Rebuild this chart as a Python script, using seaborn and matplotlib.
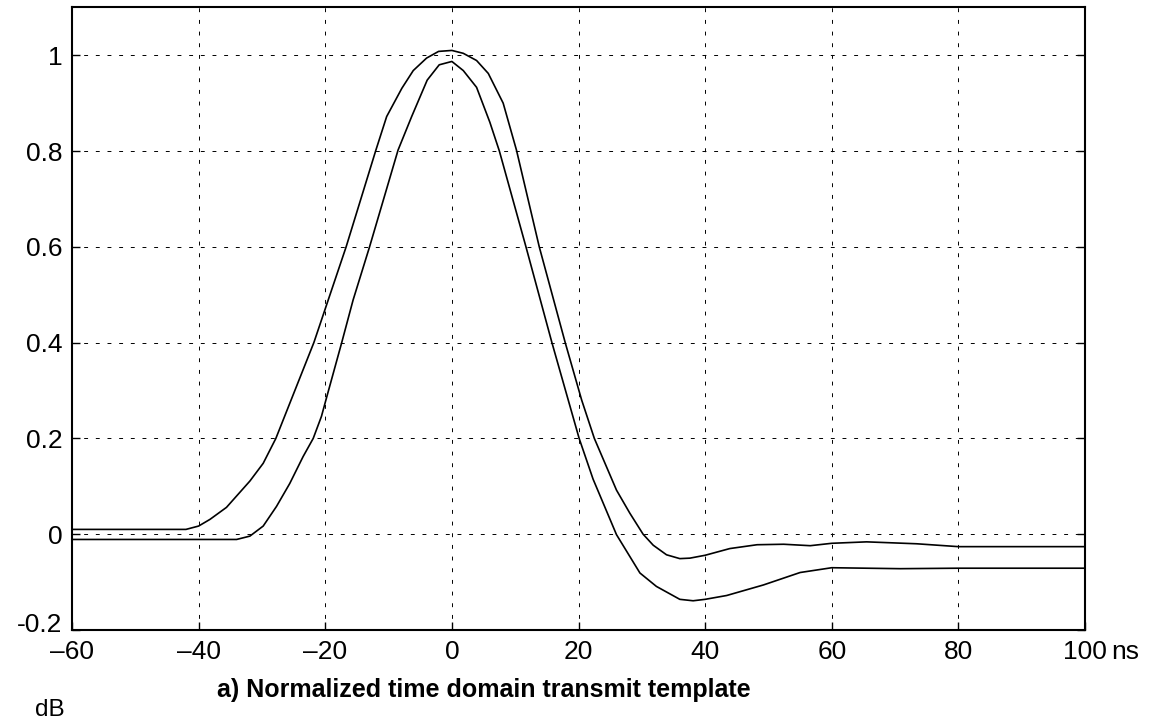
import numpy as np
import pandas as pd
import seaborn as sns
import matplotlib
matplotlib.use("Agg")
import matplotlib.pyplot as plt
import matplotlib.transforms as mtransforms

# upper and lower bounds of the transmit template
upper_t = [-60, -42, -40, -38.2, -35.6, -31.9, -29.8, -27.8, -21.8,
           -16.7, -12.0, -10.3, -7.9, -6.1, -4.0, -2.1, 0, 1.8, 3.9, 5.75, 8.1, 10.2,
           13.8, 17.9, 20.5, 22.5, 26.0, 28.1, 30.2, 31.8, 33.9, 36.0, 37.6, 40.0,
           43.9, 48.2, 52.4, 56.6, 60.0, 65.5, 73.4, 80.0, 100]
upper_v = [0.010, 0.010, 0.017, 0.031, 0.056, 0.111, 0.148, 0.200, 0.400,
           0.600, 0.802, 0.872, 0.931, 0.968, 0.994, 1.008, 1.010, 1.004, 0.989, 0.962, 0.900, 0.802,
           0.600, 0.400, 0.280, 0.200, 0.092, 0.044, 0.000, -0.023, -0.043, -0.051, -0.050, -0.044,
           -0.030, -0.022, -0.021, -0.024, -0.019, -0.016, -0.020, -0.026, -0.026]

lower_t = [-60, -34.0, -31.9, -29.8, -27.7, -25.6, -23.5, -21.9, -20.6, -19.9, -17.4, -15.6,
           -13.0, -8.5, -6.35, -3.9, -2.0, 0, 1.8, 3.9, 6.0, 7.5, 11.7, 15.8, 20.1,
           22.3, 26.0, 29.7, 32.3, 36.0, 38.1, 40.0, 43.4, 49.2, 55.0, 60.0, 70.8, 80.0, 100]
lower_v = [-0.011, -0.011, -0.004, 0.017, 0.058, 0.106, 0.162, 0.200, 0.246, 0.280, 0.400, 0.489,
           0.600, 0.802, 0.872, 0.948, 0.980, 0.987, 0.968, 0.933, 0.860, 0.800, 0.600, 0.400, 0.200,
           0.115, -0.001, -0.081, -0.109, -0.136, -0.139, -0.136, -0.128, -0.106, -0.080, -0.070, -0.072, -0.071, -0.071]

xticks = [-60, -40, -20, 0, 20, 40, 60, 80, 100]
xtick_labels = ["\u201360", "\u201340", "\u201320", "0", "20", "40", "60", "80", "100"]
yticks = [-0.2, 0, 0.2, 0.4, 0.6, 0.8, 1.0]
ytick_labels = ["-0.2", "0", "0.2", "0.4", "0.6", "0.8", "1"]

sns.set_style("white")
plt.rcParams["font.family"] = ["Liberation Sans", "DejaVu Sans"]
plt.rcParams["text.color"] = "black"

fig = plt.figure(figsize=(11.5, 7.19), dpi=100)
ax = fig.add_axes([0.0626, 0.1238, 0.8809, 0.866])

upper = pd.DataFrame({"t": upper_t, "v": upper_v})
lower = pd.DataFrame({"t": lower_t, "v": lower_v})
sns.lineplot(data=upper, x="t", y="v", color="black", linewidth=1.2, sort=False, ax=ax)
sns.lineplot(data=lower, x="t", y="v", color="black", linewidth=1.2, sort=False, ax=ax)

ax.set_xlim(-60, 100)
ax.set_ylim(-0.2, 1.1)
ax.set_xticks(xticks)
ax.set_xticklabels(xtick_labels)
ax.set_yticks(yticks)
ax.set_yticklabels(ytick_labels)
ax.set_xlabel("")
ax.set_ylabel("")
ax.grid(True, color="black", linewidth=0.7, linestyle=(0, (4, 8)))
ax.tick_params(direction="in", length=6, width=1, labelsize=19, colors="black",
               top=False, right=True, bottom=True, left=True, pad=7)
for s in ax.spines.values():
    s.set_color("black")
    s.set_linewidth(1.5)

# the -0.2 label sits a little above its tick in the original
lab = ax.yaxis.get_major_ticks()[0].label1
lab.set_transform(lab.get_transform() + mtransforms.ScaledTranslation(0, 7 / 100, fig.dpi_scale_trans))

ax.annotate("ns", xy=(100, -0.2), xycoords="data", xytext=(19, -7),
            textcoords="offset points", ha="left", va="top", fontsize=19)

fig.text(484 / 1150, 1 - 690 / 719, "a) Normalized time domain transmit template",
         ha="center", va="center", fontsize=18, fontweight="bold")
fig.text(35 / 1150, 1 - 710 / 719, "dB", ha="left", va="center", fontsize=17.5)

fig.savefig("out.png", dpi=100)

○ ○ ○

* [What is needed]:
Without the pictures, retype the whole of the material above exactly.

* [Solution to the exercise]:
Rebuild this chart as a Python script, using seaborn and matplotlib.
import numpy as np
import pandas as pd
import seaborn as sns
import matplotlib
matplotlib.use("Agg")
import matplotlib.pyplot as plt
import matplotlib.transforms as mtransforms

# upper and lower bounds of the transmit template
upper_t = [-60, -42, -40, -38.2, -35.6, -31.9, -29.8, -27.8, -21.8,
           -16.7, -12.0, -10.3, -7.9, -6.1, -4.0, -2.1, 0, 1.8, 3.9, 5.75, 8.1, 10.2,
           13.8, 17.9, 20.5, 22.5, 26.0, 28.1, 30.2, 31.8, 33.9, 36.0, 37.6, 40.0,
           43.9, 48.2, 52.4, 56.6, 60.0, 65.5, 73.4, 80.0, 100]
upper_v = [0.010, 0.010, 0.017, 0.031, 0.056, 0.111, 0.148, 0.200, 0.400,
           0.600, 0.802, 0.872, 0.931, 0.968, 0.994, 1.008, 1.010, 1.004, 0.989, 0.962, 0.900, 0.802,
           0.600, 0.400, 0.280, 0.200, 0.092, 0.044, 0.000, -0.023, -0.043, -0.051, -0.050, -0.044,
           -0.030, -0.022, -0.021, -0.024, -0.019, -0.016, -0.020, -0.026, -0.026]

lower_t = [-60, -34.0, -31.9, -29.8, -27.7, -25.6, -23.5, -21.9, -20.6, -19.9, -17.4, -15.6,
           -13.0, -8.5, -6.35, -3.9, -2.0, 0, 1.8, 3.9, 6.0, 7.5, 11.7, 15.8, 20.1,
           22.3, 26.0, 29.7, 32.3, 36.0, 38.1, 40.0, 43.4, 49.2, 55.0, 60.0, 70.8, 80.0, 100]
lower_v = [-0.011, -0.011, -0.004, 0.017, 0.058, 0.106, 0.162, 0.200, 0.246, 0.280, 0.400, 0.489,
           0.600, 0.802, 0.872, 0.948, 0.980, 0.987, 0.968, 0.933, 0.860, 0.800, 0.600, 0.400, 0.200,
           0.115, -0.001, -0.081, -0.109, -0.136, -0.139, -0.136, -0.128, -0.106, -0.080, -0.070, -0.072, -0.071, -0.071]

xticks = [-60, -40, -20, 0, 20, 40, 60, 80, 100]
xtick_labels = ["\u201360", "\u201340", "\u201320", "0", "20", "40", "60", "80", "100"]
yticks = [-0.2, 0, 0.2, 0.4, 0.6, 0.8, 1.0]
ytick_labels = ["-0.2", "0", "0.2", "0.4", "0.6", "0.8", "1"]

sns.set_style("white")
plt.rcParams["font.family"] = ["Liberation Sans", "DejaVu Sans"]
plt.rcParams["text.color"] = "black"

fig = plt.figure(figsize=(11.5, 7.19), dpi=100)
ax = fig.add_axes([0.0626, 0.1238, 0.8809, 0.866])

upper = pd.DataFrame({"t": upper_t, "v": upper_v})
lower = pd.DataFrame({"t": lower_t, "v": lower_v})
sns.lineplot(data=upper, x="t", y="v", color="black", linewidth=1.2, sort=False, ax=ax)
sns.lineplot(data=lower, x="t", y="v", color="black", linewidth=1.2, sort=False, ax=ax)

ax.set_xlim(-60, 100)
ax.set_ylim(-0.2, 1.1)
ax.set_xticks(xticks)
ax.set_xticklabels(xtick_labels)
ax.set_yticks(yticks)
ax.set_yticklabels(ytick_labels)
ax.set_xlabel("")
ax.set_ylabel("")
ax.grid(True, color="black", linewidth=0.7, linestyle=(0, (4, 8)))
ax.tick_params(direction="in", length=6, width=1, labelsize=19, colors="black",
               top=False, right=True, bottom=True, left=True, pad=7)
for s in ax.spines.values():
    s.set_color("black")
    s.set_linewidth(1.5)

# the -0.2 label sits a little above its tick in the original
lab = ax.yaxis.get_major_ticks()[0].label1
lab.set_transform(lab.get_transform() + mtransforms.ScaledTranslation(0, 7 / 100, fig.dpi_scale_trans))

ax.annotate("ns", xy=(100, -0.2), xycoords="data", xytext=(19, -7),
            textcoords="offset points", ha="left", va="top", fontsize=19)

fig.text(484 / 1150, 1 - 690 / 719, "a) Normalized time domain transmit template",
         ha="center", va="center", fontsize=18, fontweight="bold")
fig.text(35 / 1150, 1 - 710 / 719, "dB", ha="left", va="center", fontsize=17.5)

fig.savefig("out.png", dpi=100)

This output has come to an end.